Note: all plants were grown in the same room, following a pattern of 16 hours at 80% light intensity and 30 degrees Celsius, followed by 8 hours of dark at 24 degrees Celsius.

As a seventh grade science student, your procedure may not be expected to be quite as precise as this (though, believe it or not, I could have included a lot more details), nor do you necessarily have to make all measurements in metric, but your procedure should follow this general outline. It should be very clear, both to you as the one conducting the experiment and to whomever is going to read about what you are going to do.

Perform and Measure

This part of the experiment should be pretty straightforward if you’ve prepared well. Your protocol will tell you exactly what you should do and exactly what you should be measuring.

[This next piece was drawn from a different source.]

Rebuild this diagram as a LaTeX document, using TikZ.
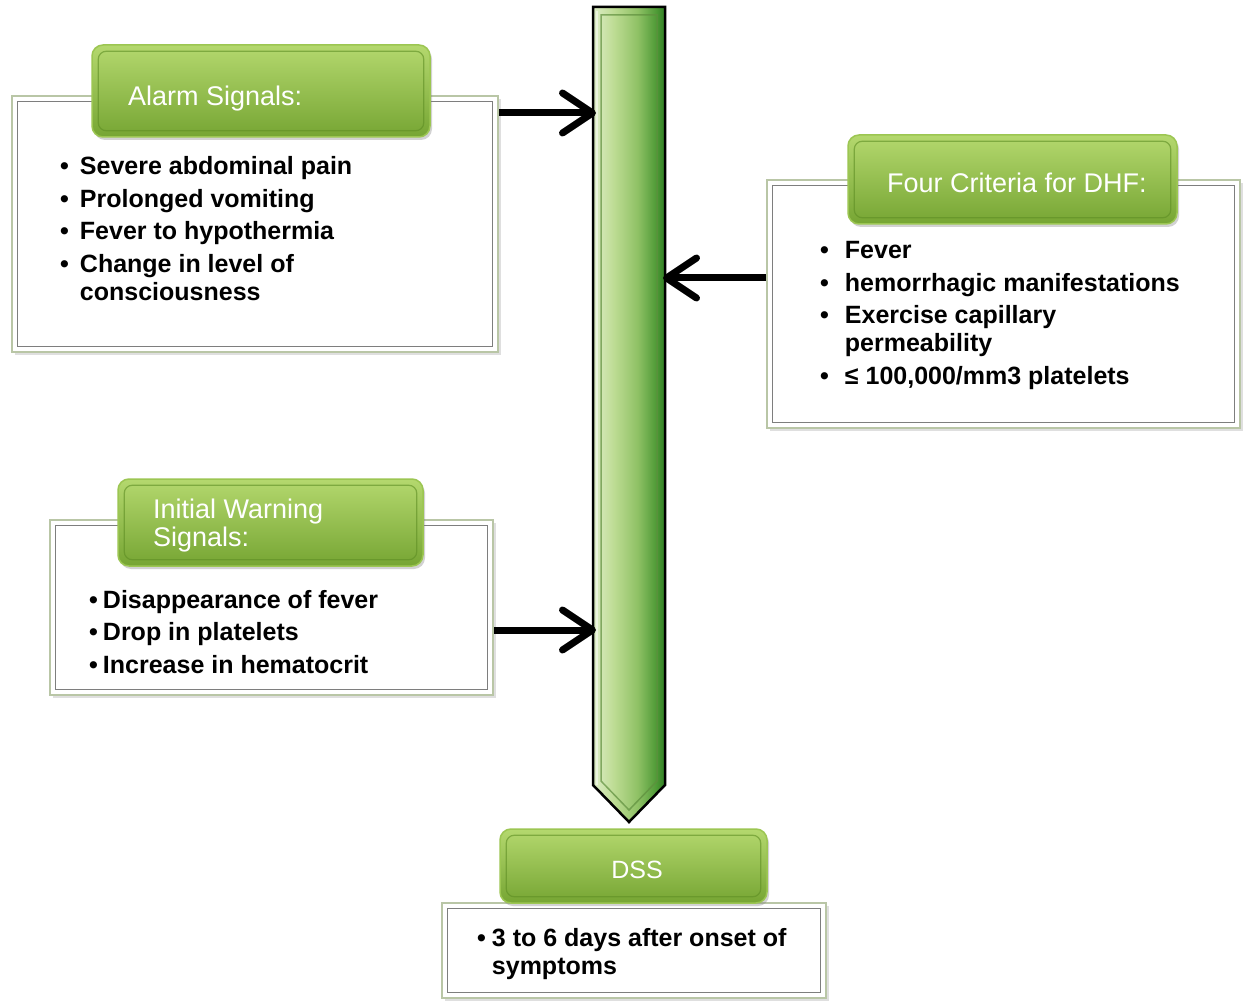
\documentclass[tikz,border=0pt]{standalone}
\usepackage{fontspec}
\setmainfont{Liberation Sans}
\usetikzlibrary{shadows,arrows.meta,calc}
\definecolor{hdrTop}{HTML}{B4D86E}
\definecolor{hdrBot}{HTML}{76A533}
\definecolor{hdrEdge}{HTML}{9CC652}
\definecolor{hdrIn}{HTML}{5E8E24}
\definecolor{boxEdge}{HTML}{B9C6A6}
\definecolor{boxIn}{HTML}{7E7E7E}
\definecolor{barA}{HTML}{DDEDC6}
\definecolor{barB}{HTML}{BCDB92}
\definecolor{barC}{HTML}{8FC165}
\definecolor{barD}{HTML}{4E9A36}
\definecolor{barE}{HTML}{2F7E23}
\definecolor{barIn}{HTML}{5F8F3E}
\pgfdeclarehorizontalshading{barshade}{100bp}{color(0bp)=(barA); color(25bp)=(barA); color(40bp)=(barB); color(56bp)=(barC); color(69bp)=(barD); color(75bp)=(barE); color(100bp)=(barE)}
\tikzset{
  cbox/.style={draw=boxEdge, line width=2.5pt, fill=white, inner sep=0pt,
    drop shadow={shadow xshift=3pt, shadow yshift=-3pt, opacity=0.25}},
  cboxin/.style={draw=boxIn, line width=1.2pt},
  hdr/.style={rounded corners=11pt, top color=hdrTop, bottom color=hdrBot, draw=hdrEdge,
    line width=1.5pt, inner sep=0pt,
    drop shadow={shadow xshift=2pt, shadow yshift=-3pt, opacity=0.35}},
  hdrin/.style={rounded corners=8pt, draw=hdrIn, draw opacity=0.6, line width=1.2pt},
  hdrtxt/.style={inner sep=0pt, font=\fontsize{27}{28}\selectfont, text=white},
  itemtxt/.style={anchor=base west, inner sep=0pt, font=\fontsize{25}{28}\selectfont\bfseries, text=black},
  arr/.style={line width=7pt, -{Straight Barb[length=30pt, width=40pt, line width=7pt, round]}},
}
\begin{document}
\begin{tikzpicture}[x=1pt, y=-1pt]
\useasboundingbox (0,0) rectangle (1243,1003);
\fill[white] (0,0) rectangle (1243,1003);

% central bar
\shadedraw[shading=barshade, draw=black, line width=2.5pt] (593,7) -- (665,7) -- (665,785) -- (629,822) -- (593,785) -- cycle;
\draw[barIn, line width=1.5pt, draw opacity=0.7] (601,15) -- (657,15) -- (657,781) -- (629,810) -- (601,781) -- cycle;
\draw[white, line width=2pt, opacity=0.5] (597,11) -- (597,785);
\coordinate (barL1) at (596,113);
\coordinate (barR) at (663,278);
\coordinate (barL2) at (596,630);
\coordinate (barTip) at (629,822);

% Alarm signals
\node[cbox, minimum width=486, minimum height=256] (alarm) at (255,224) {};
\draw[cboxin] ([shift={(7,7)}]alarm.north west) rectangle ([shift={(-7,-7)}]alarm.south east);
\node[hdr, minimum width=338, minimum height=92] (alarmhdr) at (261,91) {};
\draw[hdrin] ([shift={(7,7)}]alarmhdr.north west) rectangle ([shift={(-7,-7)}]alarmhdr.south east);
\node[hdrtxt, anchor=west] (alarmH) at (128,99) {Alarm Signals:};
\node[itemtxt] (alarmL) at (60,175) {\begin{tabular}[t]{@{}l@{\hspace{11pt}}l@{}}•&Severe abdominal pain\\[4.5pt]
•&Prolonged vomiting\\[4.5pt]
•&Fever to hypothermia\\[4.5pt]
•&Change in level of\\
&consciousness\end{tabular}};

% Four criteria
\node[cbox, minimum width=473, minimum height=248] (dhf) at (1003.5,304) {};
\draw[cboxin] ([shift={(7,7)}]dhf.north west) rectangle ([shift={(-7,-7)}]dhf.south east);
\node[hdr, minimum width=329, minimum height=89] (dhfhdr) at (1012.5,179.5) {};
\draw[hdrin] ([shift={(7,7)}]dhfhdr.north west) rectangle ([shift={(-7,-7)}]dhfhdr.south east);
\node[hdrtxt, anchor=west] (dhfH) at (887,183) {Four Criteria for DHF:};
\node[itemtxt] (dhfL) at (820,259) {\begin{tabular}[t]{@{}l@{\hspace{16pt}}l@{}}•&Fever\\[4.5pt]
•&hemorrhagic manifestations\\[4.5pt]
•&Exercise capillary\\
&permeability\\[4.5pt]
•&≤ 100,000/mm3 platelets\end{tabular}};

% Initial warning signals
\node[cbox, minimum width=443, minimum height=175] (init) at (271.5,607.5) {};
\draw[cboxin] ([shift={(7,7)}]init.north west) rectangle ([shift={(-7,-7)}]init.south east);
\node[hdr, minimum width=305, minimum height=87] (inithdr) at (270.5,522.5) {};
\draw[hdrin] ([shift={(7,7)}]inithdr.north west) rectangle ([shift={(-7,-7)}]inithdr.south east);
\node[hdrtxt, anchor=west, align=left] (initH) at (153,526) {Initial Warning\\Signals:};
\node[itemtxt] (initL) at (89,608) {\begin{tabular}[t]{@{}l@{\hspace{5pt}}l@{}}•&Disappearance of fever\\[4.5pt]
•&Drop in platelets\\[4.5pt]
•&Increase in hematocrit\end{tabular}};

% DSS
\node[cbox, minimum width=384, minimum height=95] (dss) at (634,950.5) {};
\draw[cboxin] ([shift={(7,7)}]dss.north west) rectangle ([shift={(-7,-7)}]dss.south east);
\node[hdr, minimum width=267, minimum height=74] (dsshdr) at (633.5,866) {};
\draw[hdrin] ([shift={(7,7)}]dsshdr.north west) rectangle ([shift={(-7,-7)}]dsshdr.south east);
\node[hdrtxt, font=\fontsize{25}{28}\selectfont] (dssH) at (637,870) {DSS};
\node[itemtxt] (dssL) at (477,946) {\begin{tabular}[t]{@{}l@{\hspace{6pt}}l@{}}•&3 to 6 days after onset of\\
&symptoms\end{tabular}};

% arrows
\draw[arr] (alarm.east |- barL1) -- (barL1);
\draw[arr] (dhf.west |- barR) -- (barR);
\draw[arr] (init.east |- barL2) -- (barL2);
\end{tikzpicture}
\end{document}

Analyze And Think Some More

Once you are done with your experiment, it’s time to analyze your results. Again, if you’ve planned and prepared, this should be pretty straightforward. Either it will be the results you expected, and your hypothesis is true, or it will be different from what you expected, and your hypothesis will be false. The answer to your first question often gives rise to more questions. Embrace this! That’s the spirit of science.